■ DATASET EXCERPT:
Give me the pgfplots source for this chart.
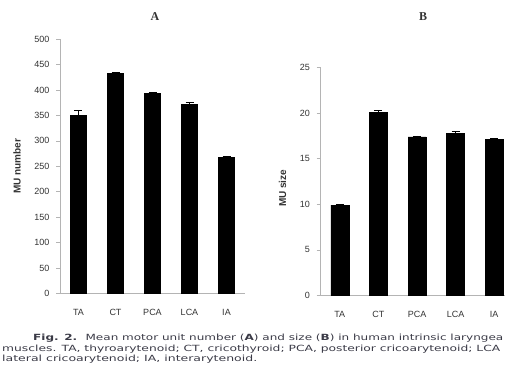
\documentclass[border=0pt]{standalone}
\usepackage{pgfplots}
\pgfplotsset{compat=1.18}
\usepackage{fontspec}
\setmainfont{Liberation Sans}
\newfontfamily\serifbold{Liberation Serif}
\newfontfamily\capfont{DejaVu Sans}
\usepackage{graphicx}
\definecolor{axgray}{HTML}{B4B4B4}
\definecolor{txtgray}{HTML}{333333}
\definecolor{capcol}{HTML}{3A3A46}
\pgfplotsset{
  mystyle/.style={
    scale only axis,
    axis lines*=left,
    axis line style={axgray, line width=0.8pt},
    xmin=-0.5, xmax=4.5, ymin=0,
    xtick={0,1,2,3,4},
    xticklabels={TA,CT,PCA,LCA,IA},
    major x tick style={draw=none},
    extra x ticks={0.5,1.5,2.5,3.5},
    extra x tick labels={},
    extra x tick style={major tick length=3pt, tick style={axgray, line width=0.6pt}, tick align=outside},
    ytick style={axgray, line width=0.6pt},
    major tick length=4pt,
    tick align=outside,
    /pgf/number format/assume math mode=true,
    ticklabel style={font=\fontsize{9}{10}\selectfont, text=txtgray},
    xticklabel style={yshift=-8pt},
    yticklabel style={xshift=-3pt},
    ylabel style={font=\bfseries\fontsize{10}{11}\selectfont, text=txtgray, anchor=center, rotate=0},
    clip=false,
  }
}
\begin{document}
\begin{tikzpicture}[x=1pt,y=1pt]
\useasboundingbox (0,0) rectangle (505,376);
\clip (0,0) rectangle (505,376);
% Panel A
\begin{axis}[mystyle,
  at={(60pt,82.5pt)}, anchor=south west,
  width=185pt, height=254.5pt,
  ymax=500, ytick={0,50,...,500},
  ylabel={MU number},
  ylabel style={at={(axis description cs:-0.232,0.5)}},
]
\addplot[ybar, bar width=16pt, fill=black, draw=black,
  error bars/.cd, y dir=plus, y explicit,
  error bar style={black, line width=0.8pt},
  error mark options={rotate=90, mark size=4pt, black, line width=0.8pt}]
coordinates {(0,350) +- (0,10) (1,432) +- (0,2) (2,393) +- (0,2) (3,371) +- (0,4) (4,268) +- (0,2)};
\end{axis}
% Panel B
\begin{axis}[mystyle,
  at={(320.5pt,80.5pt)}, anchor=south west,
  width=193pt, height=228pt,
  ymax=25, ytick={0,5,...,25},
  ylabel={MU size},
  ylabel style={at={(axis description cs:-0.197,0.47)}},
]
\addplot[ybar, bar width=18pt, fill=black, draw=black,
  error bars/.cd, y dir=plus, y explicit,
  error bar style={black, line width=0.8pt},
  error mark options={rotate=90, mark size=4pt, black, line width=0.8pt}]
coordinates {(0,9.9) +- (0,0.1) (1,20.1) +- (0,0.15) (2,17.4) +- (0,0.1) (3,17.8) +- (0,0.15) (4,17.1) +- (0,0.1)};
\end{axis}
% Titles
\node[font=\serifbold\bfseries\fontsize{12}{12}\selectfont, text=txtgray] at (155pt,359pt) {A};
\node[font=\serifbold\bfseries\fontsize{12}{12}\selectfont, text=txtgray] at (423pt,359pt) {B};
% Caption
\node[anchor=west, inner sep=0pt, text=capcol] at (33pt,37.5pt) {\resizebox{470pt}{\height}{\capfont\fontsize{8.5}{9}\selectfont\textbf{Fig. 2.}\hspace{0.7em}Mean motor unit number (\textbf{A}) and size (\textbf{B}) in human intrinsic laryngea}};
\node[anchor=west, inner sep=0pt, text=capcol] at (2pt,27pt) {\resizebox{498pt}{\height}{\capfont\fontsize{8.5}{9}\selectfont muscles. TA, thyroarytenoid; CT, cricothyroid; PCA, posterior cricoarytenoid; LCA}};
\node[anchor=west, inner sep=0pt, text=capcol] at (2pt,16.5pt) {\resizebox{255pt}{\height}{\capfont\fontsize{8.5}{9}\selectfont lateral cricoarytenoid; IA, interarytenoid.}};
\end{tikzpicture}
\end{document}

■ WHAT YOU ARE ASKED TO DO:
All the lines above are to be given again exactly as they read, with the pictures removed.

■ TASK RESULT:
Give me the pgfplots source for this chart.
\documentclass[border=0pt]{standalone}
\usepackage{pgfplots}
\pgfplotsset{compat=1.18}
\usepackage{fontspec}
\setmainfont{Liberation Sans}
\newfontfamily\serifbold{Liberation Serif}
\newfontfamily\capfont{DejaVu Sans}
\usepackage{graphicx}
\definecolor{axgray}{HTML}{B4B4B4}
\definecolor{txtgray}{HTML}{333333}
\definecolor{capcol}{HTML}{3A3A46}
\pgfplotsset{
  mystyle/.style={
    scale only axis,
    axis lines*=left,
    axis line style={axgray, line width=0.8pt},
    xmin=-0.5, xmax=4.5, ymin=0,
    xtick={0,1,2,3,4},
    xticklabels={TA,CT,PCA,LCA,IA},
    major x tick style={draw=none},
    extra x ticks={0.5,1.5,2.5,3.5},
    extra x tick labels={},
    extra x tick style={major tick length=3pt, tick style={axgray, line width=0.6pt}, tick align=outside},
    ytick style={axgray, line width=0.6pt},
    major tick length=4pt,
    tick align=outside,
    /pgf/number format/assume math mode=true,
    ticklabel style={font=\fontsize{9}{10}\selectfont, text=txtgray},
    xticklabel style={yshift=-8pt},
    yticklabel style={xshift=-3pt},
    ylabel style={font=\bfseries\fontsize{10}{11}\selectfont, text=txtgray, anchor=center, rotate=0},
    clip=false,
  }
}
\begin{document}
\begin{tikzpicture}[x=1pt,y=1pt]
\useasboundingbox (0,0) rectangle (505,376);
\clip (0,0) rectangle (505,376);
% Panel A
\begin{axis}[mystyle,
  at={(60pt,82.5pt)}, anchor=south west,
  width=185pt, height=254.5pt,
  ymax=500, ytick={0,50,...,500},
  ylabel={MU number},
  ylabel style={at={(axis description cs:-0.232,0.5)}},
]
\addplot[ybar, bar width=16pt, fill=black, draw=black,
  error bars/.cd, y dir=plus, y explicit,
  error bar style={black, line width=0.8pt},
  error mark options={rotate=90, mark size=4pt, black, line width=0.8pt}]
coordinates {(0,350) +- (0,10) (1,432) +- (0,2) (2,393) +- (0,2) (3,371) +- (0,4) (4,268) +- (0,2)};
\end{axis}
% Panel B
\begin{axis}[mystyle,
  at={(320.5pt,80.5pt)}, anchor=south west,
  width=193pt, height=228pt,
  ymax=25, ytick={0,5,...,25},
  ylabel={MU size},
  ylabel style={at={(axis description cs:-0.197,0.47)}},
]
\addplot[ybar, bar width=18pt, fill=black, draw=black,
  error bars/.cd, y dir=plus, y explicit,
  error bar style={black, line width=0.8pt},
  error mark options={rotate=90, mark size=4pt, black, line width=0.8pt}]
coordinates {(0,9.9) +- (0,0.1) (1,20.1) +- (0,0.15) (2,17.4) +- (0,0.1) (3,17.8) +- (0,0.15) (4,17.1) +- (0,0.1)};
\end{axis}
% Titles
\node[font=\serifbold\bfseries\fontsize{12}{12}\selectfont, text=txtgray] at (155pt,359pt) {A};
\node[font=\serifbold\bfseries\fontsize{12}{12}\selectfont, text=txtgray] at (423pt,359pt) {B};
% Caption
\node[anchor=west, inner sep=0pt, text=capcol] at (33pt,37.5pt) {\resizebox{470pt}{\height}{\capfont\fontsize{8.5}{9}\selectfont\textbf{Fig. 2.}\hspace{0.7em}Mean motor unit number (\textbf{A}) and size (\textbf{B}) in human intrinsic laryngea}};
\node[anchor=west, inner sep=0pt, text=capcol] at (2pt,27pt) {\resizebox{498pt}{\height}{\capfont\fontsize{8.5}{9}\selectfont muscles. TA, thyroarytenoid; CT, cricothyroid; PCA, posterior cricoarytenoid; LCA}};
\node[anchor=west, inner sep=0pt, text=capcol] at (2pt,16.5pt) {\resizebox{255pt}{\height}{\capfont\fontsize{8.5}{9}\selectfont lateral cricoarytenoid; IA, interarytenoid.}};
\end{tikzpicture}
\end{document}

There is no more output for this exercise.